As Texas goes, so goes America. And as America goes, so goes the free world. If we lose confidence in our own national identity at the same time that we allow separatist enclaves to spread unchecked, the outcome is predictable. Europe is already showing us what comes next: cultural fracture, political radicalization, and the slow death of national unity.

Brandon Bell / Staff | Getty Images

Stand up and tell the truth

America welcomes Muslims. America defends their right to worship freely. A Muslim who loves the Constitution, respects the rule of law, and wants to raise a family in peace is more than welcome in America.

But an Islamist movement that rejects assimilation, builds enclaves governed by its own religious framework, and treats American law as optional is not simply another participant in our melting pot. It is a direct challenge to it. If we refuse to call this problem out out of fear of being called names, we will bear the consequences.

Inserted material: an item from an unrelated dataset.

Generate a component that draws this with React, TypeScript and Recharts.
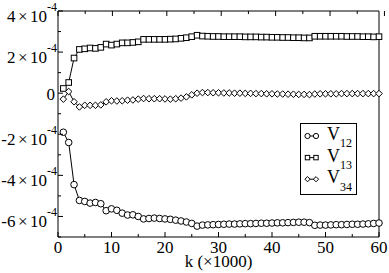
import { LineChart, Line, XAxis, YAxis, Legend } from 'recharts';

// k in units of 1000, values in units of 1e-4
const kValues = [
  1, 2, 3, 4, 5, 6, 7, 8, 9, 10, 11, 12, 13, 14, 15, 16, 17, 18, 19, 20,
  21, 22, 23, 24, 25, 26, 27, 28, 29, 30, 31, 32, 33, 34, 35, 36, 37, 38, 39, 40,
  41, 42, 43, 44, 45, 46, 47, 48, 49, 50, 51, 52, 53, 54, 55, 56, 57, 58, 59, 60,
];

const v12 = [
  -1.9, -2.4, -4.45, -5.22, -5.27, -5.35, -5.32, -5.38, -5.72, -5.63,
  -5.7, -5.84, -5.93, -5.92, -6.0, -6.12, -6.1, -6.08, -6.1, -6.12,
  -6.14, -6.18, -6.22, -6.27, -6.34, -6.47, -6.42, -6.41, -6.4, -6.39,
  -6.38, -6.37, -6.37, -6.36, -6.35, -6.35, -6.34, -6.33, -6.33, -6.32,
  -6.31, -6.31, -6.3, -6.29, -6.28, -6.28, -6.3, -6.43, -6.42, -6.42,
  -6.41, -6.4, -6.4, -6.39, -6.38, -6.38, -6.37, -6.36, -6.34, -6.32,
];

const v13 = [
  0.23, 0.52, 1.71, 2.13, 2.16, 2.2, 2.18, 2.23, 2.39, 2.34,
  2.39, 2.45, 2.45, 2.47, 2.5, 2.62, 2.62, 2.62, 2.62, 2.62,
  2.63, 2.64, 2.67, 2.7, 2.75, 2.82, 2.78, 2.77, 2.76, 2.76,
  2.75, 2.75, 2.75, 2.75, 2.74, 2.74, 2.74, 2.73, 2.73, 2.72,
  2.72, 2.71, 2.71, 2.7, 2.7, 2.69, 2.69, 2.77, 2.77, 2.77,
  2.77, 2.77, 2.77, 2.76, 2.76, 2.76, 2.75, 2.75, 2.74, 2.75,
];

const v34 = [
  -0.29, 0.08, -0.42, -0.67, -0.59, -0.59, -0.59, -0.57, -0.42, -0.37,
  -0.38, -0.37, -0.34, -0.33, -0.29, -0.26, -0.27, -0.27, -0.27, -0.28,
  -0.29, -0.27, -0.24, -0.18, -0.08, 0.0, 0.03, 0.03, 0.02, 0.02,
  0.01, 0.01, 0.0, 0.0, -0.01, -0.01, -0.02, -0.02, -0.03, -0.03,
  -0.04, -0.04, -0.05, -0.05, -0.06, -0.06, -0.07, -0.04, -0.03, -0.03,
  -0.03, -0.03, -0.02, -0.02, -0.02, -0.02, -0.02, -0.02, -0.02, -0.02,
];

const xTicks = [0, 5, 10, 15, 20, 25, 30, 35, 40, 45, 50, 55, 60];
const yTicks = [-7, -6, -5, -4, -3, -2, -1, 0, 1, 2, 3, 4];

const data = kValues.map((k, i) => ({ k, v12: v12[i], v13: v13[i], v34: v34[i] }));

const FONT = '"Liberation Serif", "DejaVu Serif", serif';
const SHAPES: Record<string, string> = { v12: 'circle', v13: 'square', v34: 'diamond' };

function Marker({ cx, cy, shape, r }: any) {
  if (cx == null || cy == null) return null;
  if (shape === 'circle') {
    return <circle cx={cx} cy={cy} r={r} fill="white" stroke="black" strokeWidth={1} />;
  }
  if (shape === 'square') {
    const h = r * 0.85;
    return <rect x={cx - h} y={cy - h} width={h * 2} height={h * 2} fill="white" stroke="black" strokeWidth={1} />;
  }
  return (
    <polygon
      points={`${cx},${cy - r} ${cx + r},${cy} ${cx},${cy + r} ${cx - r},${cy}`}
      fill="white"
      stroke="black"
      strokeWidth={1}
    />
  );
}

const dotFor = (shape: string) => (p: any) => (
  <Marker key={`${shape}-${p.index}`} cx={p.cx} cy={p.cy} shape={shape} r={3.3} />
);

function BottomTick({ x, y, payload }: any) {
  const v = payload.value;
  const major = v % 10 === 0;
  return (
    <g>
      <line x1={x} x2={x} y1={y} y2={y - (major ? 5 : 3)} stroke="black" />
      {major && (
        <text x={x} y={y + 16} textAnchor="middle" fontSize={17} fontFamily={FONT} fill="black">
          {v}
        </text>
      )}
    </g>
  );
}

function TopTick({ x, y, payload }: any) {
  const major = payload.value % 10 === 0;
  return <line x1={x} x2={x} y1={y} y2={y + (major ? 5 : 3)} stroke="black" />;
}

function LeftTick({ x, y, payload }: any) {
  const v = payload.value;
  const major = v % 2 === 0;
  return (
    <g>
      <line x1={x} x2={x + (major ? 5 : 3)} y1={y} y2={y} stroke="black" />
      {major && v === 0 && (
        <text x={x - 3} y={y + 6.5} textAnchor="end" fontSize={17} fontFamily={FONT} fill="black">
          0
        </text>
      )}
      {major && v !== 0 && (
        <text x={x - 1} y={y + 10.5} textAnchor="end" fontSize={17} fontFamily={FONT} fill="black">
          <tspan>{v}</tspan>
          <tspan dx={2.5}>×</tspan>
          <tspan dx={2.5}>10</tspan>
          <tspan dy={-10.5} fontSize={12}>-4</tspan>
        </text>
      )}
    </g>
  );
}

function RightTick({ x, y, payload }: any) {
  const major = payload.value % 2 === 0;
  return <line x1={x} x2={x - (major ? 5 : 3)} y1={y} y2={y} stroke="black" />;
}

function XTitle() {
  return (
    <text x={218.5} y={267} textAnchor="middle" fontSize={17} fontFamily={FONT} fill="black">
      k (×1000)
    </text>
  );
}

function LegendBox({ payload }: any) {
  return (
    <svg width={57} height={72} style={{ display: 'block' }}>
      <rect x={0.5} y={0.5} width={56} height={71} fill="white" stroke="black" />
      {(payload || []).map((entry: any, i: number) => {
        const shape = SHAPES[entry.dataKey] || 'circle';
        const base = 17 + i * 21.6;
        const sy = base - 4;
        const name = String(entry.value);
        return (
          <g key={name}>
            <line x1={7.5} x2={16} y1={sy} y2={sy} stroke="black" />
            <Marker cx={7.5} cy={sy} shape={shape} r={2.6} />
            <Marker cx={16} cy={sy} shape={shape} r={2.6} />
            <text x={27} y={base} fontSize={18} fontFamily={FONT} fill="black">
              {name.slice(0, 1)}
              <tspan dy={7.3} fontSize={12}>
                {name.slice(1)}
              </tspan>
            </text>
          </g>
        );
      })}
    </svg>
  );
}

export default function App() {
  return (
    <div style={{ position: 'absolute', left: 0, top: 0, width: 389, height: 273, background: 'white' }}>
      <LineChart width={389} height={273} data={data} margin={{ top: 0, right: 0, bottom: 0, left: 0 }}>
        <XAxis
          dataKey="k"
          type="number"
          domain={[0, 60]}
          ticks={xTicks}
          interval={0}
          tickSize={0}
          tickMargin={0}
          height={36}
          axisLine={{ stroke: 'black' }}
          tick={<BottomTick />}
          label={<XTitle />}
        />
        <XAxis
          xAxisId="top"
          orientation="top"
          type="number"
          domain={[0, 60]}
          ticks={xTicks}
          interval={0}
          tickSize={0}
          tickMargin={0}
          height={11}
          axisLine={{ stroke: 'black' }}
          tick={<TopTick />}
        />
        <YAxis
          type="number"
          domain={[-7, 4]}
          ticks={yTicks}
          interval={0}
          tickSize={0}
          tickMargin={0}
          width={58}
          axisLine={{ stroke: 'black' }}
          tick={<LeftTick />}
        />
        <YAxis
          yAxisId="right"
          orientation="right"
          type="number"
          domain={[-7, 4]}
          ticks={yTicks}
          interval={0}
          tickSize={0}
          tickMargin={0}
          width={10}
          axisLine={{ stroke: 'black' }}
          tick={<RightTick />}
        />
        <Legend
          layout="vertical"
          align="center"
          verticalAlign="middle"
          content={<LegendBox />}
          wrapperStyle={{ left: 300, top: 123, width: 57, height: 72 }}
        />
        <Line dataKey="v12" name="V12" stroke="black" strokeWidth={1} dot={dotFor('circle')} isAnimationActive={false} />
        <Line dataKey="v13" name="V13" stroke="black" strokeWidth={1} dot={dotFor('square')} isAnimationActive={false} />
        <Line dataKey="v34" name="V34" stroke="black" strokeWidth={1} dot={dotFor('diamond')} isAnimationActive={false} />
      </LineChart>
    </div>
  );
}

Europe is already feeling those consequences — rising conflict and a political class too paralyzed to admit the obvious. When people feel their culture, safety, and freedoms slipping away, they will follow anyone who promises to defend them. History has shown that over and over again.

Stand up. Speak plainly. Be unafraid. You can practice any faith in this country, but the supremacy of the Constitution and the Judeo-Christian moral framework that shaped it is non-negotiable. It is what guarantees your freedom in the first place.

If you come here and honor that foundation, welcome. If you come here to undermine it, you do not belong here.

Wake up to what is unfolding before the consequences arrive. Because when a nation refuses to say what is true, the truth eventually forces its way in — and by then, it is always too late.